- Material provided

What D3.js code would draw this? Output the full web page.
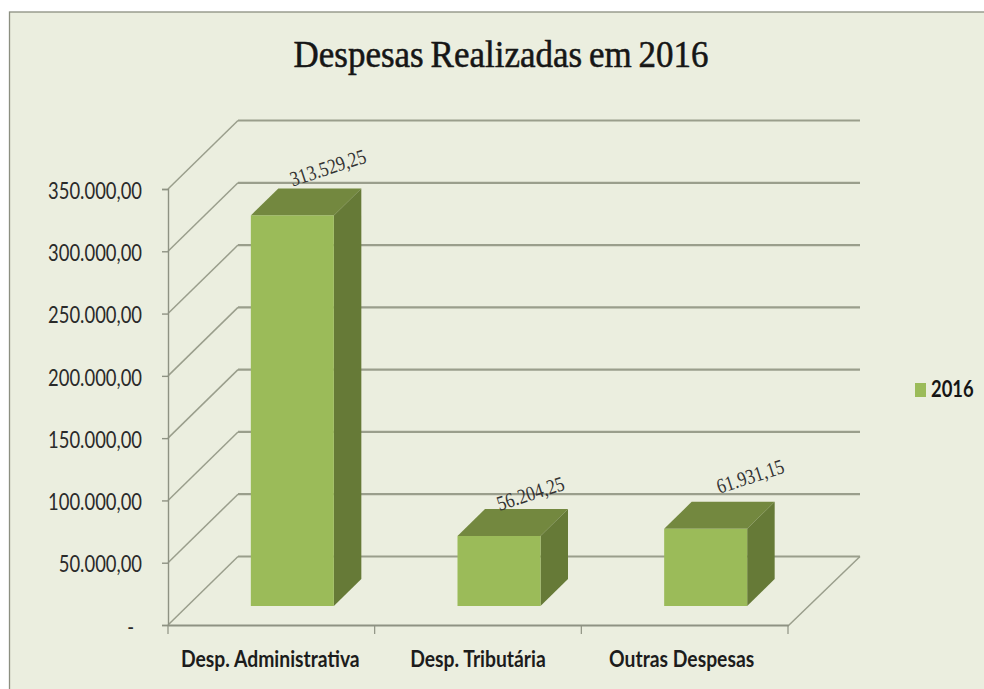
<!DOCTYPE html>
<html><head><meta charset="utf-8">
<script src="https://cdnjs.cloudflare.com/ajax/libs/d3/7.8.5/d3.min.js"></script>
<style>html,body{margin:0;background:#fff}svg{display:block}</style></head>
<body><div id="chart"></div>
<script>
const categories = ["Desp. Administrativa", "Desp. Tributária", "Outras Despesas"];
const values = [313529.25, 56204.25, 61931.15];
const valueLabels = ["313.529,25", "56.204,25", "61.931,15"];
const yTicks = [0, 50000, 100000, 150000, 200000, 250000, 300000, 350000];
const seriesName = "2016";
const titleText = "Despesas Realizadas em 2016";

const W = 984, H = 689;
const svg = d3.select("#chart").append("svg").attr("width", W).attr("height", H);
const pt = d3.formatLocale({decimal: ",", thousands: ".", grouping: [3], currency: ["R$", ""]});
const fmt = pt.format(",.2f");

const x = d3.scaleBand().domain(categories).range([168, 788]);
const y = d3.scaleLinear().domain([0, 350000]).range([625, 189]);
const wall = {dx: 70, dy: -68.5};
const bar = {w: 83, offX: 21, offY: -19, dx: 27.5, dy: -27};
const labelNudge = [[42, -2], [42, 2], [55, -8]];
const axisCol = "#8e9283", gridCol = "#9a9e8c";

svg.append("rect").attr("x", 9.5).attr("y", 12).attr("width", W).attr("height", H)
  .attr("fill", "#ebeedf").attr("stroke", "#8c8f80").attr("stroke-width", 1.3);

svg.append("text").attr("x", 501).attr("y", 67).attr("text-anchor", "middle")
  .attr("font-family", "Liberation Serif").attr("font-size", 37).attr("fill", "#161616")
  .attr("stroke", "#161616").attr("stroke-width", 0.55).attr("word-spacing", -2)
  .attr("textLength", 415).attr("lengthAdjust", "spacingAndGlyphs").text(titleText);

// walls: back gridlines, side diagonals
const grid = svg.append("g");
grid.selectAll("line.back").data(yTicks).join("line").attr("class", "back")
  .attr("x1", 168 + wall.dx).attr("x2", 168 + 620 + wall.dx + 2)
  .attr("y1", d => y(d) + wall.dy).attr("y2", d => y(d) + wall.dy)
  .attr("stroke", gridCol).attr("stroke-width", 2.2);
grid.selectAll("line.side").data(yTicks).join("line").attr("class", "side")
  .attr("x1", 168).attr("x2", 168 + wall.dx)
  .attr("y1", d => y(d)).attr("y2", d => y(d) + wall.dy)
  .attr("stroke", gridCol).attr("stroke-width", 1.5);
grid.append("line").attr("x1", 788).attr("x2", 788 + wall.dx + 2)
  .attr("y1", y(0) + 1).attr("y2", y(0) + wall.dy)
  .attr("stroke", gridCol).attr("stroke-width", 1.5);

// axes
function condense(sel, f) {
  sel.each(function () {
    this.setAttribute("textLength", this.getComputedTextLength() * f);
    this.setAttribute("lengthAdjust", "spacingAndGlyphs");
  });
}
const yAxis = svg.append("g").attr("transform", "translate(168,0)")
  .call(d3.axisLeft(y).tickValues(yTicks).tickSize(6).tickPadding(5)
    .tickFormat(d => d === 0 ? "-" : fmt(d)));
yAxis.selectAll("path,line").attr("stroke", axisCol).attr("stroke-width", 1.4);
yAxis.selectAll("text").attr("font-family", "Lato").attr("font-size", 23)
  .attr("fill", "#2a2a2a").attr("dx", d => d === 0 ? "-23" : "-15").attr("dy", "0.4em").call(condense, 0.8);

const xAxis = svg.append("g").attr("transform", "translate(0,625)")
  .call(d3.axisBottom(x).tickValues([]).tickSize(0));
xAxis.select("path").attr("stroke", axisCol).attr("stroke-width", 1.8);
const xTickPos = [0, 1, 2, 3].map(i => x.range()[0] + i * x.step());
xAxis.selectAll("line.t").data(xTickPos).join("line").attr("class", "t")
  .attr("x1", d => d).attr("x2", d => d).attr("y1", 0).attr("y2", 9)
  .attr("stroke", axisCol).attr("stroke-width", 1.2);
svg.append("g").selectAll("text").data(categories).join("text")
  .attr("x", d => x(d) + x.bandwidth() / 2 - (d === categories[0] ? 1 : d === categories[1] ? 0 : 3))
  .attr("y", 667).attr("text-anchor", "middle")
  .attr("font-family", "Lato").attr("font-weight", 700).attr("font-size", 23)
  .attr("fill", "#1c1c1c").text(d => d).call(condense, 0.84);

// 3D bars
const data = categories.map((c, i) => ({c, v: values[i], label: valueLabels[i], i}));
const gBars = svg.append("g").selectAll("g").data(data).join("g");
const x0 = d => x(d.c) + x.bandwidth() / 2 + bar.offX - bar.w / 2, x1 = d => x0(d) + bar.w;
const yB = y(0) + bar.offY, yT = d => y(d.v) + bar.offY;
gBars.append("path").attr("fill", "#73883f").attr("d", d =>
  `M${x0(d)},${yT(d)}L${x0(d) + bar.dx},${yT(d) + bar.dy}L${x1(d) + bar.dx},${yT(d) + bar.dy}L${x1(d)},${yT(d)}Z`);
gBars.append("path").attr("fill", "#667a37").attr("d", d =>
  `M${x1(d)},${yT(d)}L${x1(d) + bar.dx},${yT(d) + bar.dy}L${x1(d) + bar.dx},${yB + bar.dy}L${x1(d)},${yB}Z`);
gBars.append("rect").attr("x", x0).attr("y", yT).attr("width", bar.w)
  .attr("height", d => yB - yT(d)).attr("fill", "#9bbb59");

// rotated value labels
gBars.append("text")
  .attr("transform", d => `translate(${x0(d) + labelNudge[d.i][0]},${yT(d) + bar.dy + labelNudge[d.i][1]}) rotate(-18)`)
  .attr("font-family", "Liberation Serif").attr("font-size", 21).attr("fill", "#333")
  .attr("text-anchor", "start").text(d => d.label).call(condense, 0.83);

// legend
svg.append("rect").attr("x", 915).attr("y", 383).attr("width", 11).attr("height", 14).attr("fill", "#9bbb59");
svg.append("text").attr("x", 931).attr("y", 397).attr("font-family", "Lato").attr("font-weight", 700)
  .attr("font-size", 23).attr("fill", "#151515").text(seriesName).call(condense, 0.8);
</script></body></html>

- Task
Write out every line of the data that holds the word "this".

- Problem solution
What D3.js code would draw this? Output the full web page.
    this.setAttribute("textLength", this.getComputedTextLength() * f);
    this.setAttribute("lengthAdjust", "spacingAndGlyphs");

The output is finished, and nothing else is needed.